Task details: Quote every line of the data below as it stands, omitting pictures.

### Dataset content ###

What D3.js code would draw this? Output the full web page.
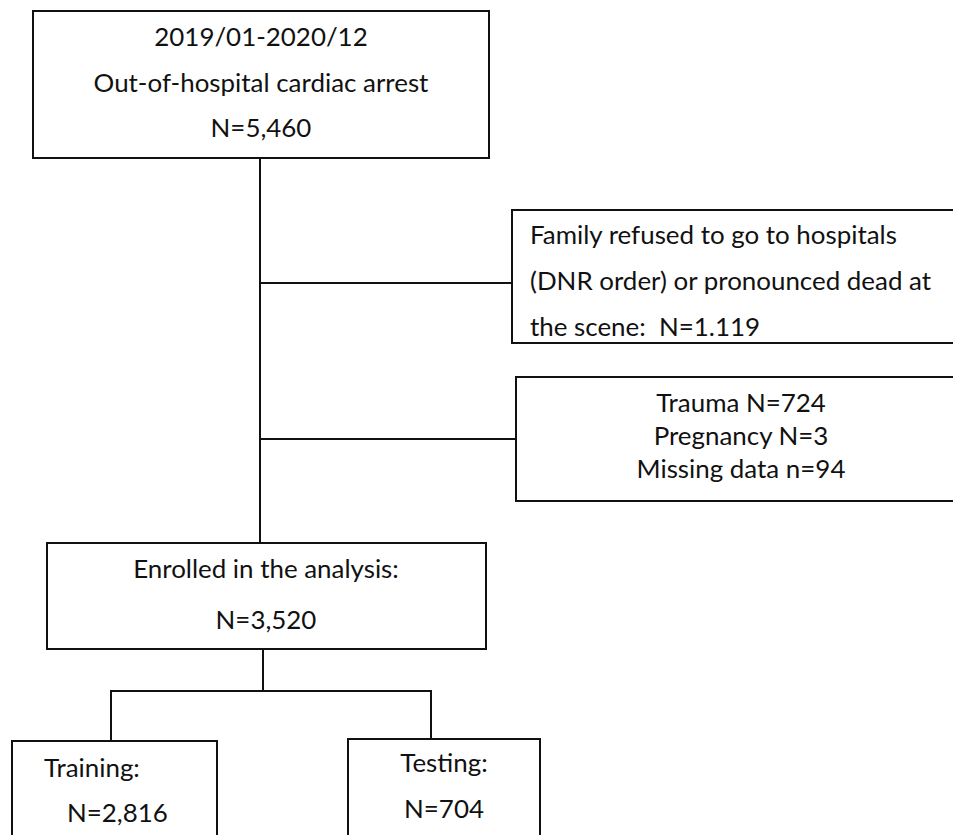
<!DOCTYPE html>
<html><head><meta charset="utf-8">
<script src="https://cdn.jsdelivr.net/npm/d3@7"></script>
<style>html,body{margin:0;padding:0;background:#fff;}svg{display:block;}text{white-space:pre;}</style>
</head><body>
<script>
// ---- content (data) ----
const topLines = ["2019/01-2020/12", "Out-of-hospital cardiac arrest", "N=5,460"];
const exclusion1Lines = ["Family refused to go to hospitals", "(DNR order) or pronounced dead at", "the scene:  N=1.119"];
const exclusion2Lines = ["Trauma N=724", "Pregnancy N=3", "Missing data n=94"];
const enrolledLines = ["Enrolled in the analysis:", "N=3,520"];
const trainingLines = ["Training:", "N=2,816"];
const testingLines = ["Testing:", "N=704"];

const W = 953, H = 835;
const svg = d3.select("body").append("svg").attr("width", W).attr("height", H);
const FONT = "Lato, 'Open Sans', sans-serif";

// calibrate font size so the reference line width matches
const probe = svg.append("text").attr("font-family", FONT).attr("font-size", 20).text(topLines[1]);
const pw = probe.node().getComputedTextLength();
probe.remove();
const FS = 20 * 335 / pw;

const g = svg.append("g").attr("fill", "none").attr("stroke", "#111").attr("stroke-width", 2);

function box(x0, y0, x1, y1) {
  g.append("rect").attr("x", x0).attr("y", y0).attr("width", x1 - x0).attr("height", y1 - y0);
}
function line(pts) {
  g.append("path").attr("d", d3.line()(pts));
}
function texts(lines, x, baselines, anchor, xs) {
  lines.forEach((t, i) => {
    svg.append("text")
      .attr("x", xs ? xs[i] : x)
      .attr("y", baselines[i])
      .attr("text-anchor", anchor)
      .attr("font-family", FONT)
      .attr("font-size", FS)
      .attr("fill", "#111")
      .attr("xml:space", "preserve")
      .text(t);
  });
}

// boxes
box(33, 11, 489, 158);
box(512, 210, 962, 343);
box(516, 377, 962, 501);
box(47, 543, 486, 649);
box(12, 741, 217, 850);
box(348, 739, 540, 850);

// connectors
line([[260, 158], [260, 543]]);
line([[260, 283], [512, 283]]);
line([[260, 439], [516, 439]]);
line([[263, 649], [263, 691]]);
line([[111, 741], [111, 691], [431, 691], [431, 739]]);

// texts
texts(topLines, 261, [46, 92, 137], "middle");
texts(exclusion1Lines, 530, [244, 290, 336], "start");
texts(exclusion2Lines, 741, [412, 445, 478], "middle");
texts(enrolledLines, 266, [578, 629], "middle");
texts(trainingLines, 0, [777, 822], "start", [44, 67]);
texts(testingLines, 444, [772, 818], "middle");
</script>
</body></html>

###

Response to the task:
What D3.js code would draw this? Output the full web page.
<!DOCTYPE html>
<html><head><meta charset="utf-8">
<script src="https://cdn.jsdelivr.net/npm/d3@7"></script>
<style>html,body{margin:0;padding:0;background:#fff;}svg{display:block;}text{white-space:pre;}</style>
</head><body>
<script>
// ---- content (data) ----
const topLines = ["2019/01-2020/12", "Out-of-hospital cardiac arrest", "N=5,460"];
const exclusion1Lines = ["Family refused to go to hospitals", "(DNR order) or pronounced dead at", "the scene:  N=1.119"];
const exclusion2Lines = ["Trauma N=724", "Pregnancy N=3", "Missing data n=94"];
const enrolledLines = ["Enrolled in the analysis:", "N=3,520"];
const trainingLines = ["Training:", "N=2,816"];
const testingLines = ["Testing:", "N=704"];

const W = 953, H = 835;
const svg = d3.select("body").append("svg").attr("width", W).attr("height", H);
const FONT = "Lato, 'Open Sans', sans-serif";

// calibrate font size so the reference line width matches
const probe = svg.append("text").attr("font-family", FONT).attr("font-size", 20).text(topLines[1]);
const pw = probe.node().getComputedTextLength();
probe.remove();
const FS = 20 * 335 / pw;

const g = svg.append("g").attr("fill", "none").attr("stroke", "#111").attr("stroke-width", 2);

function box(x0, y0, x1, y1) {
  g.append("rect").attr("x", x0).attr("y", y0).attr("width", x1 - x0).attr("height", y1 - y0);
}
function line(pts) {
  g.append("path").attr("d", d3.line()(pts));
}
function texts(lines, x, baselines, anchor, xs) {
  lines.forEach((t, i) => {
    svg.append("text")
      .attr("x", xs ? xs[i] : x)
      .attr("y", baselines[i])
      .attr("text-anchor", anchor)
      .attr("font-family", FONT)
      .attr("font-size", FS)
      .attr("fill", "#111")
      .attr("xml:space", "preserve")
      .text(t);
  });
}

// boxes
box(33, 11, 489, 158);
box(512, 210, 962, 343);
box(516, 377, 962, 501);
box(47, 543, 486, 649);
box(12, 741, 217, 850);
box(348, 739, 540, 850);

// connectors
line([[260, 158], [260, 543]]);
line([[260, 283], [512, 283]]);
line([[260, 439], [516, 439]]);
line([[263, 649], [263, 691]]);
line([[111, 741], [111, 691], [431, 691], [431, 739]]);

// texts
texts(topLines, 261, [46, 92, 137], "middle");
texts(exclusion1Lines, 530, [244, 290, 336], "start");
texts(exclusion2Lines, 741, [412, 445, 478], "middle");
texts(enrolledLines, 266, [578, 629], "middle");
texts(trainingLines, 0, [777, 822], "start", [44, 67]);
texts(testingLines, 444, [772, 818], "middle");
</script>
</body></html>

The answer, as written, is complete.